Auch Experten können irren. Finanzmarktexperten vorneweg.

Es sei so schwer, sagte zum Beispiel vor einem Monat ein Analyst namens Jordan Rochester von der japanischen Mizuho Bank «optimistisch für den Euro zu sein». Die Parität zwischen Euro und Dollar sei unausweichlich. Die beiden Gründe, da waren sich alle Experten einig: Die Zinssenkungsspirale der Europäischen Zentralbank, die den Euro billiger macht. Und: Trumps Zölle, seine Amerika-First-Politik, die den Dollar teurer werden lässt.

So weit, so falsch.

Seit dieser Woche hat die europäische Gemeinschaftswährung den Turbo angeworfen. Sie legt um mehr als vier Prozent auf inzwischen 1,09 Dollar für den Euro zu. Auf dem Devisenmarkt sind solche Steigerungen eine Sensation. Auch gegenüber dem Franken notiert die europäische Währung auf dem ersten Hoch des Jahres.

Was ist passiert?

In einer nicht zufällig konzertierten Aktion haben Deutschlands Kanzler in spe Friedrich Merz, sein bevorzugter Koalitionspartner Lars Klingbeil von der SPD, sowie Merz Parteikollegin, EU-Kommissionspräsidentin Ursula von der Leyen ein Ausgabenprogramm für Rüstung und Infrastruktur angekündigt, das zum ersten Mal in der Geschichte der EU auch die US-Dimensionen gewohnten Anleger an den Finanzmärkten beeindruckt. Das, was in Washington seit Generationen von Präsidenten gang und gebe ist, nämlich Schulden zu machen, bis er Arzt kommt, soll jetzt auch in Berlin und Brüssel passieren.

Den Euro stärkt das erst einmal, weil die Europäer gewaltige Mengen Geld in ihre Wirtschaft pumpen und damit die Nachfrage anheizen werden. Das erzeugt Wachstum und steigende Preise, die EZB muss sich dem Inflationsdruck entgegenstemmen und den Zins mittelfristig wieder anheben. Der Dollar wiederum leidet, weil die ersten Risse in Trumps Politik sichtbar werden. Seine Zölle schaden der eigenen Wirtschaft, der Präsident wirkt erratisch, weil er sie diese Woche gegen Mexiko und Kanada erst verhängte und dann wieder zurücknahm.

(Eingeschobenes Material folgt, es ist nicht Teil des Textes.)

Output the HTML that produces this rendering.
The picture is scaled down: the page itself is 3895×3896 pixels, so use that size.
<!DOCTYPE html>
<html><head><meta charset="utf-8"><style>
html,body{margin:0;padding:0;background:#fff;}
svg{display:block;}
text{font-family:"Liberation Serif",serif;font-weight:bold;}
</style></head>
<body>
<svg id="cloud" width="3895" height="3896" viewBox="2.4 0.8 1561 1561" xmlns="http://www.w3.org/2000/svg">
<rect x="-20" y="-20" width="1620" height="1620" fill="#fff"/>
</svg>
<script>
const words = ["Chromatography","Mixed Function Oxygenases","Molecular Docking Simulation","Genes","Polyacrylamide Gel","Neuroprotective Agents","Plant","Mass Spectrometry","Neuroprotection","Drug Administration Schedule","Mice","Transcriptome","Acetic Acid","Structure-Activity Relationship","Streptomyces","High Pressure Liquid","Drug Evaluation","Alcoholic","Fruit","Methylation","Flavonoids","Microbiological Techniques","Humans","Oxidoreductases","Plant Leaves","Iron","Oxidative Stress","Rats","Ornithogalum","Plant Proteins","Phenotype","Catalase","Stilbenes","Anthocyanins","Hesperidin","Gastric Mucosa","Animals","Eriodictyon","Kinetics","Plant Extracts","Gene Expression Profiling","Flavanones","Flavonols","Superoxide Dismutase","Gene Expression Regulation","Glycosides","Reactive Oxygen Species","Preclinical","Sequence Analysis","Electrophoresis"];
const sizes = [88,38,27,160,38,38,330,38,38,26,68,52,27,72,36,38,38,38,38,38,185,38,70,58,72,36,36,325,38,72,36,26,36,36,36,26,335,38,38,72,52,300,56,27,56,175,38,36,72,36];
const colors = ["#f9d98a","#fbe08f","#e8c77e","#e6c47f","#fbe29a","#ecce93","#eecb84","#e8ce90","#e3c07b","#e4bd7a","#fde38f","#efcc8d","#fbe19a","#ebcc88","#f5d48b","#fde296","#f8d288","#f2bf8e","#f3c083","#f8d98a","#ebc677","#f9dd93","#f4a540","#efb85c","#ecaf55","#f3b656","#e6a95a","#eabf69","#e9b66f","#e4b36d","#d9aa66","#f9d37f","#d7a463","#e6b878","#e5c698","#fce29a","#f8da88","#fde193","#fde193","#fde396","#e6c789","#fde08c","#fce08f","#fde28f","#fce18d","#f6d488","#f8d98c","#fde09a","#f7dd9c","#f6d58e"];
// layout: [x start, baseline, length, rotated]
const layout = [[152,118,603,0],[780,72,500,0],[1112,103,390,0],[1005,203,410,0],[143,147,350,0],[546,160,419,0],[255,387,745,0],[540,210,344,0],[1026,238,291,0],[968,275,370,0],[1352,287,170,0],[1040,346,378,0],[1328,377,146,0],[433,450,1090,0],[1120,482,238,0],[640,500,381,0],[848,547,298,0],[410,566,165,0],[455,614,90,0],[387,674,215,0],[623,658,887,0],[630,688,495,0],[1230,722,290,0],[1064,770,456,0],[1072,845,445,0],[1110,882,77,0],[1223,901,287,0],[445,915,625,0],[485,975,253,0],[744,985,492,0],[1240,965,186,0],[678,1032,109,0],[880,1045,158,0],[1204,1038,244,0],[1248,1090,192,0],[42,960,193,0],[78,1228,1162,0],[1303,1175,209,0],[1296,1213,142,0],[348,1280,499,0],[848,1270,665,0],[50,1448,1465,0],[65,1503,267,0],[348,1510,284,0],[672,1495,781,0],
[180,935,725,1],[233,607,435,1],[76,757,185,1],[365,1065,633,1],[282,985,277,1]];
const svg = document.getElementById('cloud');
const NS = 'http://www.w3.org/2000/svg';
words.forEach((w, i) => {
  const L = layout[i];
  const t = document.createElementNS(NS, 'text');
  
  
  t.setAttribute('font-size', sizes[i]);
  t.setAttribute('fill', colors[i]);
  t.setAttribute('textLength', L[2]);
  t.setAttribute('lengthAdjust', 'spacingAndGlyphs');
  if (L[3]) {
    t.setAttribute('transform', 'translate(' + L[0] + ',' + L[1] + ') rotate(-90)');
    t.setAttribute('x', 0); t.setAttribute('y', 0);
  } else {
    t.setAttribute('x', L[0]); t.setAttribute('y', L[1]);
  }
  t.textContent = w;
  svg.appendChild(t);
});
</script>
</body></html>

Frühindikatoren wie die langfristigen US-Zinsen trüben sich ein.

Und schon springen wieder Experten auf den Zug und sehen einen Trend: Der Dollar sei nicht länger der sichere Hafen. «Die Geschwindigkeit und das Ausmass der globalen Veränderungen ist so enorm, dass man über die Möglichkeit eines Verlusts dieser Sonderrolle nachdenken muss», schreibt zum Beispiel George Saravelos von der Deutschen Bank.

Kann sein, kann auch nicht sein. Klar ist aber: Was in dieser Woche politisch auf beiden Seiten des Atlantiks passiert ist, hat eine Trendwende am Devisenmarkt herbeigeführt. Bis auf weiteres.